PPRuNe Forums - View Single Post - Flying after bumping the wing during taxi
Old 27th May 2012, 08:55
  #67 (permalink)  
mad_jock
 
Join Date: May 2001
Posts: 10,815
Likes: 0
Received 0 Likes on 0 Posts
What a cracking project for the youngsters to have done.

It seems likely that you will read more about this event in later months.
Seems like someone has taken an interest then. It will be interesting to know what the engineering report is afterwards.

How fast was it going?

So far we have only spoken about a static lift of a wing tip. Add in speed as well and the forces applied go through the roof.

You tend not to use FEA like that unless your doing an experiment to find out whats happening. Then you are using the data to tweek your model so you can predict whats going to happen with other loads etc. Once your into yield points and large deflections your into nonlinear FEA which was my skill set.

The linear side of things is pretty much intergrated now into all the CAD packages and will spit out some very pretty pictures. It was just changing as I was leaving engineering. I hope things have improved since then there was alot of people using it that didn't realise that von mises stress is always positive and not really a real stress and only of use for working out the failure point. Which led to some interesting designs. And they would force solutions through with "ill conditioned matrix" errors. I am sure though that the software packages have got more protective so instead of ill conditioned matrix the error is now "your boundary conditions are a pile of ****e" instead.

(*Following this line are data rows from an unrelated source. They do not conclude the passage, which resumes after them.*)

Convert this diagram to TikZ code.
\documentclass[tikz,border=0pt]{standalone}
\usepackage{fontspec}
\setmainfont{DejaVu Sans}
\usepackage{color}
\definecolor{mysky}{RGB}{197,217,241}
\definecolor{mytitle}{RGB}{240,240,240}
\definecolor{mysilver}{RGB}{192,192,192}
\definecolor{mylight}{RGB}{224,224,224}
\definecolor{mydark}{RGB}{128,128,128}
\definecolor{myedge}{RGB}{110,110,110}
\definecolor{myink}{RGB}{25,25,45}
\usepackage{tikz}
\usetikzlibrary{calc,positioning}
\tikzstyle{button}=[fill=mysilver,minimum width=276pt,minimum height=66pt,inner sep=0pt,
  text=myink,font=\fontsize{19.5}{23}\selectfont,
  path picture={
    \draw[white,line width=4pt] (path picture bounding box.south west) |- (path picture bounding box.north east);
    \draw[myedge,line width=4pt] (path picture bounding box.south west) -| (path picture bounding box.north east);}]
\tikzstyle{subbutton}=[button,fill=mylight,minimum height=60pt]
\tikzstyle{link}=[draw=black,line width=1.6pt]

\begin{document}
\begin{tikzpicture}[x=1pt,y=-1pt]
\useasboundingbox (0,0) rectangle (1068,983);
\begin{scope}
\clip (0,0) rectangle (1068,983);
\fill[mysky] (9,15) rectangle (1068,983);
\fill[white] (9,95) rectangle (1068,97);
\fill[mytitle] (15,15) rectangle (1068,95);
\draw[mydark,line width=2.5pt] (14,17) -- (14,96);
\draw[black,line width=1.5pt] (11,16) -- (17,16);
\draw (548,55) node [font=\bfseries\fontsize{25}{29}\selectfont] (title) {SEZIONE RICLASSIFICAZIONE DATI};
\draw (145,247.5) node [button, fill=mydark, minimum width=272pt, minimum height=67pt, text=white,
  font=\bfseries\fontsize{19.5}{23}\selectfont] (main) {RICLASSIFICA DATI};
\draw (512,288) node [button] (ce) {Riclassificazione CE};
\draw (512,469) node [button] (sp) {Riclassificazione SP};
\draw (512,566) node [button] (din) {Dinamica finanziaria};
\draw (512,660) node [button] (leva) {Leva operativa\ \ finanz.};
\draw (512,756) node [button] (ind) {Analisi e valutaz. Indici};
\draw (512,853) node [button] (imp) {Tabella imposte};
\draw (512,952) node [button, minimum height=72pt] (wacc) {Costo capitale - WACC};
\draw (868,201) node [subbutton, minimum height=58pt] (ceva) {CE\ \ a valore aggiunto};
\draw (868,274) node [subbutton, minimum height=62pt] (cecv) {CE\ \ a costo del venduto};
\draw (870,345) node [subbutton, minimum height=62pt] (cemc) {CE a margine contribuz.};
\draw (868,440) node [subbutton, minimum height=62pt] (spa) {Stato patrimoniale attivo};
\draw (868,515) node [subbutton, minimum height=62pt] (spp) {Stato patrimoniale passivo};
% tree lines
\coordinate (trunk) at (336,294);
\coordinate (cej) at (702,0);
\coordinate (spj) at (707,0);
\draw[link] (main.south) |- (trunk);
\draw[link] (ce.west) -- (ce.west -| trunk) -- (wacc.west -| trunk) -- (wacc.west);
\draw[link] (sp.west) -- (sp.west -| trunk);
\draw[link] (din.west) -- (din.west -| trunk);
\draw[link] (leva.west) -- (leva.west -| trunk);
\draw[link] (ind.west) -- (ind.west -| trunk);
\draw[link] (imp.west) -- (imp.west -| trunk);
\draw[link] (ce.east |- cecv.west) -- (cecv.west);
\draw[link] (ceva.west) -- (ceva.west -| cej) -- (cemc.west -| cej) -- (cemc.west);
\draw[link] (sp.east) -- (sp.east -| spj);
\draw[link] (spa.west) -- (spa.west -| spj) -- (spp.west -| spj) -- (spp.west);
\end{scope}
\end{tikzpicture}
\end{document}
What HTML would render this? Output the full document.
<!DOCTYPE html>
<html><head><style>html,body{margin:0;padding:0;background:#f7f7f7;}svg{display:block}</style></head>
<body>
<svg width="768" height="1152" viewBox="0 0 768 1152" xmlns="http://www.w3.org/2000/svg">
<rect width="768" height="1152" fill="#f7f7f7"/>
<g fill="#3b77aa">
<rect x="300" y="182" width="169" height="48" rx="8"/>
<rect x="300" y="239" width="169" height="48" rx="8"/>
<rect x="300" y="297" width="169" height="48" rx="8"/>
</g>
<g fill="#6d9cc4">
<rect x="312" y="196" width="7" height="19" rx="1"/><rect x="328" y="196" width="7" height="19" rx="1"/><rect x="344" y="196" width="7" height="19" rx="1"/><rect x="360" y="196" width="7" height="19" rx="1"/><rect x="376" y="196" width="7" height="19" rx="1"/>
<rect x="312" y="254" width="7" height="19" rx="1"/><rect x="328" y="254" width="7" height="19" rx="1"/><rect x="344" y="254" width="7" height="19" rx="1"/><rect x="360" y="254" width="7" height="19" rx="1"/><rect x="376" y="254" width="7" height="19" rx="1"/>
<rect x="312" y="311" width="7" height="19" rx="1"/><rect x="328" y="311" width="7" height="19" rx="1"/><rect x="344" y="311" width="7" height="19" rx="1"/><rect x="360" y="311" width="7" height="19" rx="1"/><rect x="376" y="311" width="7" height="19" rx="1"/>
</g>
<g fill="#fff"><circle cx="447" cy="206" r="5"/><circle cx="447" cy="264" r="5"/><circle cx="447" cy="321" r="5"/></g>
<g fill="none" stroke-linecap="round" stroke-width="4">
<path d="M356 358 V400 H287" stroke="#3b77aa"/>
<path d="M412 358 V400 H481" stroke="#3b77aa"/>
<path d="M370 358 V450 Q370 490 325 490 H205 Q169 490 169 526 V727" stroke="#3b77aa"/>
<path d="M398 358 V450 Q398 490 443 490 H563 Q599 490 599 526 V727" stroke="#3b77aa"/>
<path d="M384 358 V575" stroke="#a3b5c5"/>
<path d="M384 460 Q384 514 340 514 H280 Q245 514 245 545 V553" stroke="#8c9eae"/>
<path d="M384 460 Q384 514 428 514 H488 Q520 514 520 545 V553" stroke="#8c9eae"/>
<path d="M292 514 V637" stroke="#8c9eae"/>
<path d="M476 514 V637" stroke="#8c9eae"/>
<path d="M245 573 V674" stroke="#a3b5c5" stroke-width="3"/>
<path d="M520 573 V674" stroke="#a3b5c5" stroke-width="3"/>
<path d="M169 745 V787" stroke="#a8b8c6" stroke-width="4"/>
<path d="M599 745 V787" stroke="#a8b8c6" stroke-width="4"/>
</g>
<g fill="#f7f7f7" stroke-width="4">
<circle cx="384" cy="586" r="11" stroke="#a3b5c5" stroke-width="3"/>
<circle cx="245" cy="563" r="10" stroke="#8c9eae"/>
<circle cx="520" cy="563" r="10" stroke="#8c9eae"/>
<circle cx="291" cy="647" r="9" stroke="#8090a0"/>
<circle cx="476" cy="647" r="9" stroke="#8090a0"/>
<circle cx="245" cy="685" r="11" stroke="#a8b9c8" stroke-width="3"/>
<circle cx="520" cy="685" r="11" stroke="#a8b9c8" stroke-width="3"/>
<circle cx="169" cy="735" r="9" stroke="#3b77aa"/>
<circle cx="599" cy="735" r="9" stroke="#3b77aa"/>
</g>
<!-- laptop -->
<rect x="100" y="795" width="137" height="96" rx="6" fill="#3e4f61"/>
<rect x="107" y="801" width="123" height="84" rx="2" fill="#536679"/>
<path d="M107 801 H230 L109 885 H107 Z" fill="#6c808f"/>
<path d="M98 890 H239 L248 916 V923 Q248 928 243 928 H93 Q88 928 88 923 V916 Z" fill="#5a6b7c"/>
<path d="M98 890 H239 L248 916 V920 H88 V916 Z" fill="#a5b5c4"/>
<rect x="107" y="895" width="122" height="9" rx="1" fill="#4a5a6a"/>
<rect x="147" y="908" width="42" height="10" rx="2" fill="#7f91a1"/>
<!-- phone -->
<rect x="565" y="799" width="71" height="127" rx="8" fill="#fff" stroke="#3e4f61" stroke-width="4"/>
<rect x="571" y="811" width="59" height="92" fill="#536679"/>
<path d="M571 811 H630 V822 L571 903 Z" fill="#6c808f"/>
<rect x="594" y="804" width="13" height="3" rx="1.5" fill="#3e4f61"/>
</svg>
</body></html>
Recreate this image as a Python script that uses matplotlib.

What are von mises stresses exactly in laymans language? - Yahoo! Answers

Most engineering is done by reference to codes and the codes will have acceptable limits and if your outside that its scrapped unless you can do a full analysis. Huge structures which are worth it then tend to get instrumented with strain gauges in high stress regions . They will then take a series of zero load readings then ramp the load up and see how the structure responds. Give it a dynamic wack to seem what its frequency responce is like. There are engineers that can tell you all sorts of things about whats going on by the structures natural frequency. Then basically they monitor it and watch for any changes.

Its actually the fun side of engineering which is quite specialised, completely different to the office code bashing side of things.

And yes thats about the sum of it in laymans terms but there are only a few structures out there that they do this for. The prime example is a nuclear reactor which they check ever 6 months or so to see whats changed. But that has alot more factors effecting the metal than just load. You have load creep, Neutron creep, thermal gradient effects and no doudt more that slip my memory (its been 20 years since I did that course at uni)

Last edited by mad_jock; 27th May 2012 at 09:38.